▶ _WRITTEN PROBLEM_
Only the span from the line containing "Convert this chart to matplotlib code." down to the line containing "from matplotlib.path import Path" is to be printed, exactly and inclusively, with pictures omitted.

:: GIVEN INFORMATION ::

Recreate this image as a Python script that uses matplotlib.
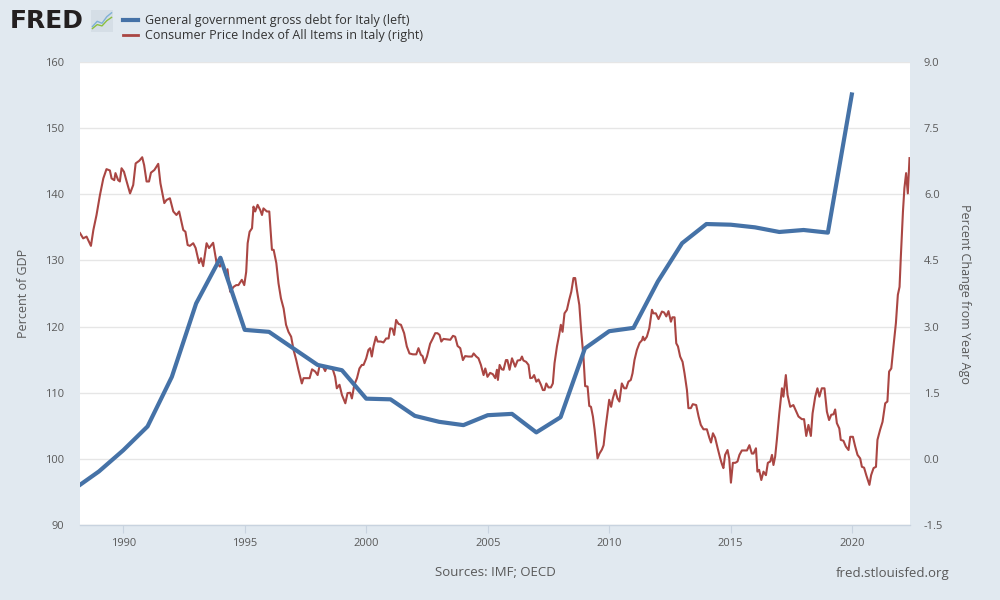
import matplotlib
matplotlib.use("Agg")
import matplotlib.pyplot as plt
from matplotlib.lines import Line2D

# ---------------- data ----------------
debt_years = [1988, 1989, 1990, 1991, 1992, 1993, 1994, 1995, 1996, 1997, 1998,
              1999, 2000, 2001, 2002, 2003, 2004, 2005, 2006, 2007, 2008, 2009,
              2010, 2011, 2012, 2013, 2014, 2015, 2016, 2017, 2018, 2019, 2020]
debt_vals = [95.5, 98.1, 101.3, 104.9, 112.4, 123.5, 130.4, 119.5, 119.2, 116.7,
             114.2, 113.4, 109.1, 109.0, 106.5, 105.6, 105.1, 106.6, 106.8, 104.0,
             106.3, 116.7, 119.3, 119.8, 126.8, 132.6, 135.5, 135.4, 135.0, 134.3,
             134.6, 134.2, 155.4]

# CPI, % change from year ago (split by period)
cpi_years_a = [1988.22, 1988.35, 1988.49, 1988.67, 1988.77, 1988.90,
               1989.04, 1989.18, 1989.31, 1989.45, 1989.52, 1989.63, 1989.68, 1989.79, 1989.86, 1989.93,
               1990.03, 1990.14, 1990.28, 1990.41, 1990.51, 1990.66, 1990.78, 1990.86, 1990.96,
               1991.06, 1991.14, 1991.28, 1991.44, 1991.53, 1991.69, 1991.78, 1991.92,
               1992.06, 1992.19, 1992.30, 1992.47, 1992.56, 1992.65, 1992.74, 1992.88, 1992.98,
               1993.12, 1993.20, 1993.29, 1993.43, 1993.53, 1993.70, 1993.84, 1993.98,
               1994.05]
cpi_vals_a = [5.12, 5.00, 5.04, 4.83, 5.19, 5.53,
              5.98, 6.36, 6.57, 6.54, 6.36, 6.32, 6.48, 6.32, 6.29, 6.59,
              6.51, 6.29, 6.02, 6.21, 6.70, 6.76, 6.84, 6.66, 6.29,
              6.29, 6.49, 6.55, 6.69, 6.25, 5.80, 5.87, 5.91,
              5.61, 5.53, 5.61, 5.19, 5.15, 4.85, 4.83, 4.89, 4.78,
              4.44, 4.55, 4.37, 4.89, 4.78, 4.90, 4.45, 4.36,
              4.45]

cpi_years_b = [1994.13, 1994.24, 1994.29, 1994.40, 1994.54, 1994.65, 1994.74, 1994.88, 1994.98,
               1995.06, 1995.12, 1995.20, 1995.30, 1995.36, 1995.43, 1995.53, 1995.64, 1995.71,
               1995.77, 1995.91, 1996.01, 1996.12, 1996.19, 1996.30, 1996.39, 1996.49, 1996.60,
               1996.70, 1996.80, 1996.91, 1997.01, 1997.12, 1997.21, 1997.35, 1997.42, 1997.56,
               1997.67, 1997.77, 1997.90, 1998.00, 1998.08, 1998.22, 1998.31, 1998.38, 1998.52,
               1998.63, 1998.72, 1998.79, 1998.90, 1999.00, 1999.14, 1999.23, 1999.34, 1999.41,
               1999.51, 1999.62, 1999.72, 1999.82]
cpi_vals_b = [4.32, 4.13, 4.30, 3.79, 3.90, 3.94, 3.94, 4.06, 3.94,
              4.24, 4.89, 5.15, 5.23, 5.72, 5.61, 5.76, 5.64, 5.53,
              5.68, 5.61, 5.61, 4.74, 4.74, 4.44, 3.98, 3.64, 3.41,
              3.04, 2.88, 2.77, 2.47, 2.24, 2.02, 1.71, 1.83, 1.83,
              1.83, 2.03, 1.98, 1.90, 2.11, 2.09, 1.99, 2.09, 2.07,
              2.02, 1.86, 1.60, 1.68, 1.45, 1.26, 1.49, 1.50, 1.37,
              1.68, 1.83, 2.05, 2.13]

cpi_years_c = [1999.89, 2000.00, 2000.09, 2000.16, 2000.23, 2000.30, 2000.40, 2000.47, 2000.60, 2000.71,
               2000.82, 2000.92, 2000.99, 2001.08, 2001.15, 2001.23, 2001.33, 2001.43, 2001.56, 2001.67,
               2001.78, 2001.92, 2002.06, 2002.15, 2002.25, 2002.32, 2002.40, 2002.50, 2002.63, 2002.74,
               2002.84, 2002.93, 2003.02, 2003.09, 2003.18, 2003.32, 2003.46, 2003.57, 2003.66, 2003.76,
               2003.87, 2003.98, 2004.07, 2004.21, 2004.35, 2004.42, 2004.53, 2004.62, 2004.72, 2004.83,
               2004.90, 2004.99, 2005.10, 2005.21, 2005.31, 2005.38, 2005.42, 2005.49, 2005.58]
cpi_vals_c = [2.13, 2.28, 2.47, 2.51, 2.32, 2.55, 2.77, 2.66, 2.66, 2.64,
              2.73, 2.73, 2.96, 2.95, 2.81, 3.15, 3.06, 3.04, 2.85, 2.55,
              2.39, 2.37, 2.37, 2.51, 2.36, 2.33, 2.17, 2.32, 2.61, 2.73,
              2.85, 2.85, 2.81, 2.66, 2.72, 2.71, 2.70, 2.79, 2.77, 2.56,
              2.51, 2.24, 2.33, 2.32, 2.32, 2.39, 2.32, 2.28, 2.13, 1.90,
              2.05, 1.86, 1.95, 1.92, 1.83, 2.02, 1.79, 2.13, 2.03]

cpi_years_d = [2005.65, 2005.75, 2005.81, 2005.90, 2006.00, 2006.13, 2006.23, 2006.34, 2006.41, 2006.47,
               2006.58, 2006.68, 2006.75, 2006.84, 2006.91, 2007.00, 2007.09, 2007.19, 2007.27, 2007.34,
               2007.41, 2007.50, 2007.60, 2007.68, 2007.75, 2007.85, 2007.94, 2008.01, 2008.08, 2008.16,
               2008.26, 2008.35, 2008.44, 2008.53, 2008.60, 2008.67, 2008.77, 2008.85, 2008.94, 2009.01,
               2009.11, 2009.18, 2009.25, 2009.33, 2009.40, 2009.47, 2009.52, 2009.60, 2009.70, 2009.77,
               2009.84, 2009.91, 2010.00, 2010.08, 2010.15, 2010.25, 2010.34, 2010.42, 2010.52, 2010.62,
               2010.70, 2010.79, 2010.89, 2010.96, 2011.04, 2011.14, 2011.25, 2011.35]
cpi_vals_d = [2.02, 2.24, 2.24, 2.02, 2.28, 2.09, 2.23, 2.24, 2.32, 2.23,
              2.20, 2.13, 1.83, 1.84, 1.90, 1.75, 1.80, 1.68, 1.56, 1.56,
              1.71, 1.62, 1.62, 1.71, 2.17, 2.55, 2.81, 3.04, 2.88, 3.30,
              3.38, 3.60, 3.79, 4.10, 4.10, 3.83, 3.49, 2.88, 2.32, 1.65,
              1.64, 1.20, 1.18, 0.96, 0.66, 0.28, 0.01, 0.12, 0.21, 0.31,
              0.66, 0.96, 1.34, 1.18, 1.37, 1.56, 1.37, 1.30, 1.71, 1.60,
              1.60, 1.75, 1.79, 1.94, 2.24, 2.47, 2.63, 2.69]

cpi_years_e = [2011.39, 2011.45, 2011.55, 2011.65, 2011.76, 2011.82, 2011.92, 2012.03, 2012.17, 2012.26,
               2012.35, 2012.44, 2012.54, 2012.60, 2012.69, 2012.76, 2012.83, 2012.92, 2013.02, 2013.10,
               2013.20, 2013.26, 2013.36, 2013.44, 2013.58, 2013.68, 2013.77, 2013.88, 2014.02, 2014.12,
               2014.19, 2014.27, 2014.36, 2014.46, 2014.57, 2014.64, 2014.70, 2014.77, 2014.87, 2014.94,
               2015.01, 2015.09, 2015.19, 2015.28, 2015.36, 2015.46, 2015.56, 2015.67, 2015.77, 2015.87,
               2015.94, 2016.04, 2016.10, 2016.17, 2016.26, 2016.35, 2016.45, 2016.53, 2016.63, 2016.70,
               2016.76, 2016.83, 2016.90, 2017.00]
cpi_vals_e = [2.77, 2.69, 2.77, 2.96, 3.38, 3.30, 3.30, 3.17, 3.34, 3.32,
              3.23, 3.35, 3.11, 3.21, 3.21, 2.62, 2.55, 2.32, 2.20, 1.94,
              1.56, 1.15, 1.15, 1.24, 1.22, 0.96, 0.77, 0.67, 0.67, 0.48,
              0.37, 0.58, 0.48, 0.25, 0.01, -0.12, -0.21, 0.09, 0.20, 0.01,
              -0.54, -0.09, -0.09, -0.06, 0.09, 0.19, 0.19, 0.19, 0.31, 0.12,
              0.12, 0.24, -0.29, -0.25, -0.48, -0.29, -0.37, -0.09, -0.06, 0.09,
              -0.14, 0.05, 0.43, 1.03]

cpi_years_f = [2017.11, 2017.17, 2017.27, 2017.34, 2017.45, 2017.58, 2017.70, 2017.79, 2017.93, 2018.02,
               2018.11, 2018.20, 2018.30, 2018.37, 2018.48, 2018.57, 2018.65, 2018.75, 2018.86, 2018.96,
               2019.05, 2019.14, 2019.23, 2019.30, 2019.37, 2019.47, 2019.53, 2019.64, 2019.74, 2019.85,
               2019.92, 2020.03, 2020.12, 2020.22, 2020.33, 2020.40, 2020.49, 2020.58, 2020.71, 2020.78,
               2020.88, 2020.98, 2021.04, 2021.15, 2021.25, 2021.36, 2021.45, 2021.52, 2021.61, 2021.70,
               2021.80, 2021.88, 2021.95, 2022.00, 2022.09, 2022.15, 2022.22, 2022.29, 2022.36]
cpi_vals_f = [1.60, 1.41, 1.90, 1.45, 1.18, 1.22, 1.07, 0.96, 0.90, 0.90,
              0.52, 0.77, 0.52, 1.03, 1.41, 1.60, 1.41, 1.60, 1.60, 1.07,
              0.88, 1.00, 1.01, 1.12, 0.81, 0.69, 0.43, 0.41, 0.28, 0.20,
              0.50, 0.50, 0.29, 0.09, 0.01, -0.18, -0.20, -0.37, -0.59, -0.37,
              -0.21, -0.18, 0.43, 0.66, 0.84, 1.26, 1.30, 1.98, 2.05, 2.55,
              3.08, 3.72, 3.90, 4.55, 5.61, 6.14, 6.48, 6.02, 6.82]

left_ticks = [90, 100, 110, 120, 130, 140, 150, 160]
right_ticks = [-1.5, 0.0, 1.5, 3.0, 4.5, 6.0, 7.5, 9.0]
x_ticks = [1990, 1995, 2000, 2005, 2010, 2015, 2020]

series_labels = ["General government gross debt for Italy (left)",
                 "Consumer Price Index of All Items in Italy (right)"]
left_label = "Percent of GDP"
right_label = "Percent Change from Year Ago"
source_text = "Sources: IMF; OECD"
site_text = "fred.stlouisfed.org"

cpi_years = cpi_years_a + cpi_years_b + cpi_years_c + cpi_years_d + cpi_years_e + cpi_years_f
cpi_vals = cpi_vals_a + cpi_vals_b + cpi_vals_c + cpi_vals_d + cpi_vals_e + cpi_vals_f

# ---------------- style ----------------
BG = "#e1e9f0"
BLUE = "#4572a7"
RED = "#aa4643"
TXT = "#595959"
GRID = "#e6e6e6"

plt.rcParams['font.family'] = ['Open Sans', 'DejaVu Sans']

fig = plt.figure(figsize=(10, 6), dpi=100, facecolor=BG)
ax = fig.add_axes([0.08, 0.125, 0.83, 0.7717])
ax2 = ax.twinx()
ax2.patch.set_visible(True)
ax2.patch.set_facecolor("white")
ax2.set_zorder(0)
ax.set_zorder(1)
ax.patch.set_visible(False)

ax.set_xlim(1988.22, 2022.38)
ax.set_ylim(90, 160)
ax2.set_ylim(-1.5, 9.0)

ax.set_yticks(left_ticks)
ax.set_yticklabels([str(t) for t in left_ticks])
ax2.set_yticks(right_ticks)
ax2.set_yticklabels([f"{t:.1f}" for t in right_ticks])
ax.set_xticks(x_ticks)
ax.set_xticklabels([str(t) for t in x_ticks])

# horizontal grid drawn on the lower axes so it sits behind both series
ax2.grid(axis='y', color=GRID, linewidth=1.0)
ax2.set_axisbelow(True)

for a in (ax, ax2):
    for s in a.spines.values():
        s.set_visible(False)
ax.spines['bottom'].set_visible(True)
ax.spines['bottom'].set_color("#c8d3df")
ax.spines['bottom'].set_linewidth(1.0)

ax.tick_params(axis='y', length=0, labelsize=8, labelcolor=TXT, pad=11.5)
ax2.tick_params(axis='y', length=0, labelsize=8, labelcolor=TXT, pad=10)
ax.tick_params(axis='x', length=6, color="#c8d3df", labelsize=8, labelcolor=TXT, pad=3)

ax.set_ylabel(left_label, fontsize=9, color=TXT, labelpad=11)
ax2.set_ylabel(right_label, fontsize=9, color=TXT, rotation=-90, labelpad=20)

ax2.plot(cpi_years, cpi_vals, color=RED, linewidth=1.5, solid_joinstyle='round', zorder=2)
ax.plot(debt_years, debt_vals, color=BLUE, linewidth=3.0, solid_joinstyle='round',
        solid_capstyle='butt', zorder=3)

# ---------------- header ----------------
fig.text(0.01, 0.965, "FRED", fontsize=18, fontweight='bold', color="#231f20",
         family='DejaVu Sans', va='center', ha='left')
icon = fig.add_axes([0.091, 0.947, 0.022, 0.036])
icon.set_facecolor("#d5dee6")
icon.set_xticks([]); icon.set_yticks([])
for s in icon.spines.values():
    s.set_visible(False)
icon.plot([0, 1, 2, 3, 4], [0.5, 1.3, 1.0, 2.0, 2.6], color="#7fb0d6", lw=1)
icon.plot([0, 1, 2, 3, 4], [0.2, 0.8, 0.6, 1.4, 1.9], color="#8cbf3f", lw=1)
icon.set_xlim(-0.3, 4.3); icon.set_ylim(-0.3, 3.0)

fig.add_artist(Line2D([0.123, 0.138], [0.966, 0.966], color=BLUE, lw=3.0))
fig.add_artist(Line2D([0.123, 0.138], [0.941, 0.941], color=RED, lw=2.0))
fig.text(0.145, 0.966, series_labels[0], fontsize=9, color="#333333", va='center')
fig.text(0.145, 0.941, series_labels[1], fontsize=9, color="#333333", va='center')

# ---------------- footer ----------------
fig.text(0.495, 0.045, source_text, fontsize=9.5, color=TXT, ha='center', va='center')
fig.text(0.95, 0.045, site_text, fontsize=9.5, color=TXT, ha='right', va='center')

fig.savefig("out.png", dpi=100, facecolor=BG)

:::
:: GIVEN INFORMATION ::

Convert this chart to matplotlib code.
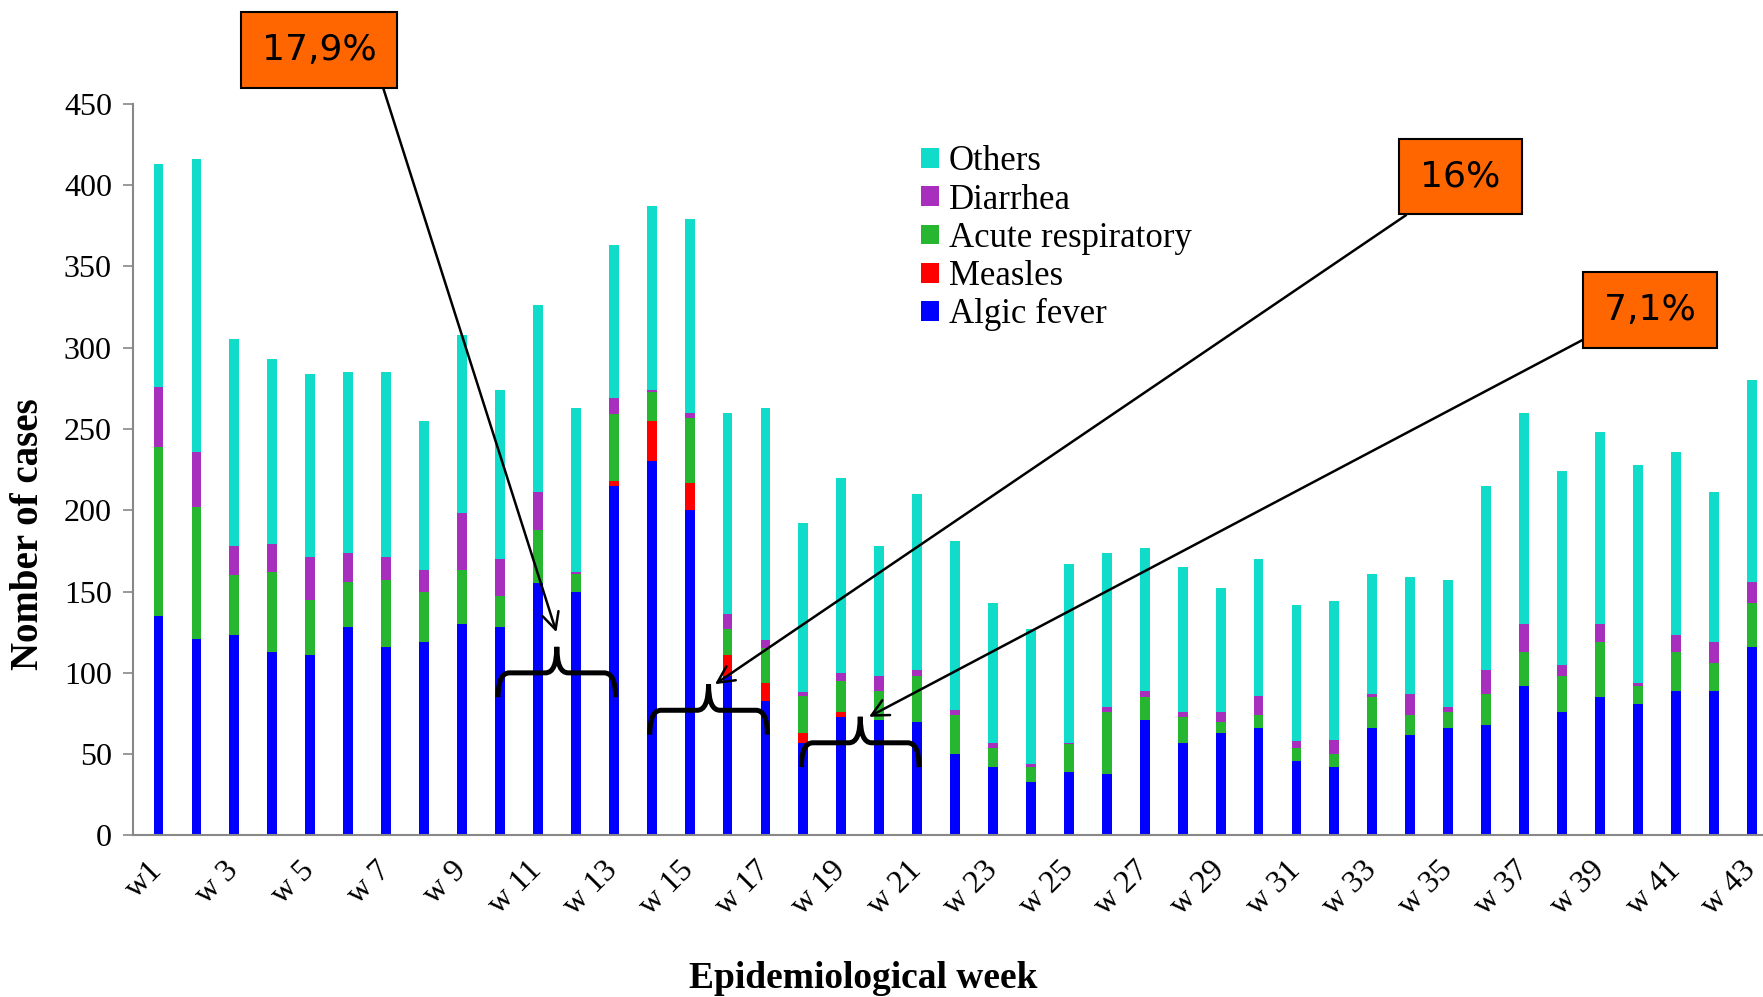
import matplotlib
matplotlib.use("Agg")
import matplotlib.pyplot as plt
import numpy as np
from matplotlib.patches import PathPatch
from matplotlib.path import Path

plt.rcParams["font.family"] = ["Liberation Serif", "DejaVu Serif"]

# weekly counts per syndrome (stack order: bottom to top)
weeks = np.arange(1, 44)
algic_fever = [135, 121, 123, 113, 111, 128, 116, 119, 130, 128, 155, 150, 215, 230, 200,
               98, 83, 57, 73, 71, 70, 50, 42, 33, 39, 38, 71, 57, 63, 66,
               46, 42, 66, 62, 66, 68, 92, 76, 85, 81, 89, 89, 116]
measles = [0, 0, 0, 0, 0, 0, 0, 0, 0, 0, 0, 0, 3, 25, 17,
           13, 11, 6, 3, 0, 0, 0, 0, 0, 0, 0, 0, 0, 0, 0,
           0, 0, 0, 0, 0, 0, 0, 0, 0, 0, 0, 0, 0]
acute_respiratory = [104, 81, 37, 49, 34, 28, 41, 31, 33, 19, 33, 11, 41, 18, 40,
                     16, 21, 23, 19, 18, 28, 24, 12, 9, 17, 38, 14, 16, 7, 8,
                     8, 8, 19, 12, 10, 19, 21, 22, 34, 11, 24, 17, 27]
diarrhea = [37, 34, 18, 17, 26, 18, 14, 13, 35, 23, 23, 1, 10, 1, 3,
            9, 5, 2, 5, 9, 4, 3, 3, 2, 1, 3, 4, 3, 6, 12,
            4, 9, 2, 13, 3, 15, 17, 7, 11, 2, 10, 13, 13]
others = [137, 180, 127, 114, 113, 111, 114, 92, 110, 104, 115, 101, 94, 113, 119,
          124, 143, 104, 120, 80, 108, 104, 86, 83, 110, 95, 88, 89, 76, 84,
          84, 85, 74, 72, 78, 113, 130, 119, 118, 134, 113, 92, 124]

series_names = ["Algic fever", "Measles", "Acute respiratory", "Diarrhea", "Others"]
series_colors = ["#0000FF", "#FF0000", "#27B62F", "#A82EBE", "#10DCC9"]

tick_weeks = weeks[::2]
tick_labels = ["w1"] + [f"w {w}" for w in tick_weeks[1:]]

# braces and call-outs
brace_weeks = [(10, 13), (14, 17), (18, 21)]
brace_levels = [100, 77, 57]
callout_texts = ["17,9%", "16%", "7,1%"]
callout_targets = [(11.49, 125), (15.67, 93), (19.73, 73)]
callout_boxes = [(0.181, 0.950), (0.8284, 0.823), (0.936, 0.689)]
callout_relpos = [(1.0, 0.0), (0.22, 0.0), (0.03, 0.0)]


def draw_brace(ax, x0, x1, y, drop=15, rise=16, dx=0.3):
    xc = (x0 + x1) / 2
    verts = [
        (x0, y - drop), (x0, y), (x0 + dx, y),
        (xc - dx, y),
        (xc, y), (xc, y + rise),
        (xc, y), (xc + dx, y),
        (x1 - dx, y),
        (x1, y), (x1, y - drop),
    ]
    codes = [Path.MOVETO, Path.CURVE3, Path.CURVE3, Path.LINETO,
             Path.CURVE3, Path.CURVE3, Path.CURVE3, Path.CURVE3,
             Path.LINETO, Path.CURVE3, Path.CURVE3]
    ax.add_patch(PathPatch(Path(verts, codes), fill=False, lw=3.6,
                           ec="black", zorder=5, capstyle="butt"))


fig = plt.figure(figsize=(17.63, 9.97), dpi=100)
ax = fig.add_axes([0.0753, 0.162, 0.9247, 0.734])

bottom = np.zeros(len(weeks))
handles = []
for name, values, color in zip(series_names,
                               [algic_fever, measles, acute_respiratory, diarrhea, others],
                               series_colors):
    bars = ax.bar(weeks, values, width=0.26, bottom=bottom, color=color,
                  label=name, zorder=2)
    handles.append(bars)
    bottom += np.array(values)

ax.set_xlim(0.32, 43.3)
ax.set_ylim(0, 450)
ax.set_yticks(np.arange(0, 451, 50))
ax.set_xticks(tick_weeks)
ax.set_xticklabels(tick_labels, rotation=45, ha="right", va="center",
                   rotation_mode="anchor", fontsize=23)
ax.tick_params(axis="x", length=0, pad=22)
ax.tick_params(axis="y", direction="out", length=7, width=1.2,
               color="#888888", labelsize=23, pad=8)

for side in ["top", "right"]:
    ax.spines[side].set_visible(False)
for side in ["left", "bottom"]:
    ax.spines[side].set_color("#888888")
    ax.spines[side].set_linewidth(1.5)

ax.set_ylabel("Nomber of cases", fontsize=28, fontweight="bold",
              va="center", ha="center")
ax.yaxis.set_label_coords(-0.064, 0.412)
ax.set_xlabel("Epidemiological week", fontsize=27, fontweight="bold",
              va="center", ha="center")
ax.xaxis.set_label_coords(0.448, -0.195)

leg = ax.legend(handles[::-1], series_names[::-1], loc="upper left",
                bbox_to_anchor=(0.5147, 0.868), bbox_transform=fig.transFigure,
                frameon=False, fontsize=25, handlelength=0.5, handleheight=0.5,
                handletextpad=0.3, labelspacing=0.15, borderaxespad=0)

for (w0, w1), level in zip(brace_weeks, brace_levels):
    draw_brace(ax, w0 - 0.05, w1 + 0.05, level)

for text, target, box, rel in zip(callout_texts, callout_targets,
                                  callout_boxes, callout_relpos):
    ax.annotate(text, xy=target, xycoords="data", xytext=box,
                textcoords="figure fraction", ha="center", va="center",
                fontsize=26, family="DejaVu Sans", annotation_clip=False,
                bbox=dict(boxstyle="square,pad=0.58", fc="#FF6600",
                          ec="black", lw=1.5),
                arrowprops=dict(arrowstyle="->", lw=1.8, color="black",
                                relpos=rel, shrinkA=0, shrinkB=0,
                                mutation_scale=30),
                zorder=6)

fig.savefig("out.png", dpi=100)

:::

▶ _COMPLETE OUTPUT_
Convert this chart to matplotlib code.
import matplotlib
matplotlib.use("Agg")
import matplotlib.pyplot as plt
import numpy as np
from matplotlib.patches import PathPatch
from matplotlib.path import Path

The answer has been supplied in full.